CBRE GIP buys Stockholm retail asset for SEK2.1bn

The strategic partnership division of parent company CBRE Global Investors (GI) has bought a sixth asset on behalf of its value-add vehicle, European Co-Investment Fund (ECF). 

CBRE Global Investment Partners (GIP), the strategic partnership division of parent company CBRE Global Investors (GI), has acquired a retail asset in Stockholm for a figure understood to be in the region of SEK2.1 billion ($232.7 million; €219.8 million).

CBRE GIP purchased Bromma Blocks, a 585,000 square foot asset located in Bromma, one of the Swedish capital’s wealthiest districts, in partnership with Stockholm-based private equity real estate firm Vencom Property Partners.

Bromma Blocks is 96 percent leased and comprises a 252,000 square foot shopping center and a 321,000 square foot retail park, with parking space for 2,300 cars. Key tenants at the site include Coop, XXL, Ahlens, H&M, Jula and Rusta. Planning permission to double the retail park’s floor space, has already been granted.

The asset was bought using capital from CBRE GIP’s European Co-Investment Fund (ECF), which was closed last February after attracting $840 million towards an $800 million target. The capital raise was the largest in the firm’s history for a closed-ended vehicle.

The seller was Greenwich, Connecticut-based private investment firm Starwood Capital Group, which acquired Bromma Blocks in 2013 via its Starwood Global Opportunity Fund IX. The asset was the firm’s first purchase in Sweden.

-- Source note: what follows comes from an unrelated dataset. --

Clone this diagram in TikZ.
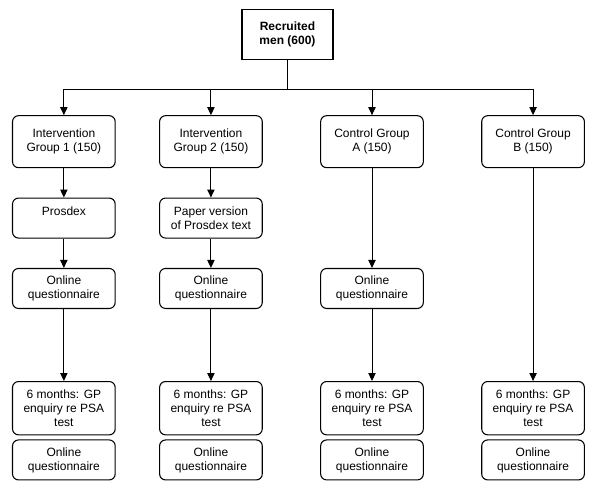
\documentclass[tikz,border=0pt]{standalone}
\usepackage{fontspec}
\setmainfont{Liberation Sans}
\usetikzlibrary{positioning,calc,arrows.meta}

\begin{document}
\begin{tikzpicture} [
    auto,
    font=\fontsize{9}{10.5}\selectfont,
    block/.style    = { rectangle, draw, rounded corners=4.5pt, line width=0.8pt,
                        align=center, minimum width=77pt, inner sep=2pt },
    tall/.style     = { block, minimum height=39pt },
    short/.style    = { block, minimum height=30pt },
    gpbox/.style    = { block, minimum height=40pt },
    head/.style     = { rectangle, draw, line width=1.1pt, align=center,
                        minimum width=68pt, minimum height=37.5pt,
                        font=\fontsize{9}{10.5}\selectfont\bfseries },
    line/.style     = { draw, line width=0.7pt, -{Triangle[length=6pt,width=5.5pt]}},
  ]


  % Define nodes in matrix
  \matrix [column sep=43pt, row sep=22pt, inner sep=0pt] (flow) {
\node[tall](int1){Intervention\\Group 1 (150)}; &[-10.5pt]
\node[tall](int2){Intervention\\Group 2 (150)}; &
\node[tall](ctrlA){Control Group\\A (150)}; &
\node[tall](ctrlB){Control Group\\B (150)}; \\
\node[short](prosdex){Prosdex\\~}; &[-10.5pt]
\node[short](paper){Paper version\\of Prosdex text}; && \\
\node[short](online1){Online\\questionnaire}; &[-10.5pt]
\node[short](online2){Online\\questionnaire}; &
\node[short](onlineA){Online\\questionnaire}; & \\[32pt]
\node[gpbox](gp1){6 months: GP\\enquiry re PSA\\test}; &[-10.5pt]
\node[gpbox](gp2){6 months: GP\\enquiry re PSA\\test}; &
\node[gpbox](gpA){6 months: GP\\enquiry re PSA\\test}; &
\node[gpbox](gpB){6 months: GP\\enquiry re PSA\\test}; \\[-19pt]
\node[short](post1){Online\\questionnaire}; &[-10.5pt]
\node[short](post2){Online\\questionnaire}; &
\node[short](postA){Online\\questionnaire}; &
\node[short](postB){Online\\questionnaire}; \\
  };

  % top box and split point
  \coordinate (split) at ($(int2.north)!0.5!(ctrlA.north)+(-3pt,19pt)$);
  \node[head, above=22pt of split] (recruited) {Recruited\\men (600)};

  % connect the nodes
		\draw [line width=0.7pt] (recruited) -- (split);
		\path [line] (split) -| (int1);
		\path [line] (split) -| (int2);
		\path [line] (split) -| (ctrlA);
		\path [line] (split) -| (ctrlB);
		\path [line] (int1) -- (prosdex);
		\path [line] (prosdex) -- (online1);
		\path [line] (online1) -- (gp1);
		\path [line] (int2) -- (paper);
		\path [line] (paper) -- (online2);
		\path [line] (online2) -- (gp2);
		\path [line] (ctrlA) -- (onlineA);
		\path [line] (onlineA) -- (gpA);
		\path [line] (ctrlB) -- (gpB);

  \pgfresetboundingbox
  \path [use as bounding box] ($(int1.west |- recruited.north)+(-9pt,6.75pt)$) rectangle +(450pt,-367.5pt);
\end{tikzpicture}
\end{document}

“The acquisition of Bromma Blocks is in line with one of the fund’s key strategies – to acquire dominant retail assets in liquid markets that can be enhanced through further development and refurbishment,” said Charles Baigler, fund manager of ECF. “We are working with a specialist local operating partner to deliver the business plan.”

For the Bromma Blocks deal, CBRE GIP was advised by CBRE and Linklaters on the transaction.

CBRE GIP’s most recent deals, on behalf of ECF, were the €150 million purchase of the BIG Shopping Center in Copenhagen in May, and the £88.8 million acquisition of the Willow Brook retail park in Bristol.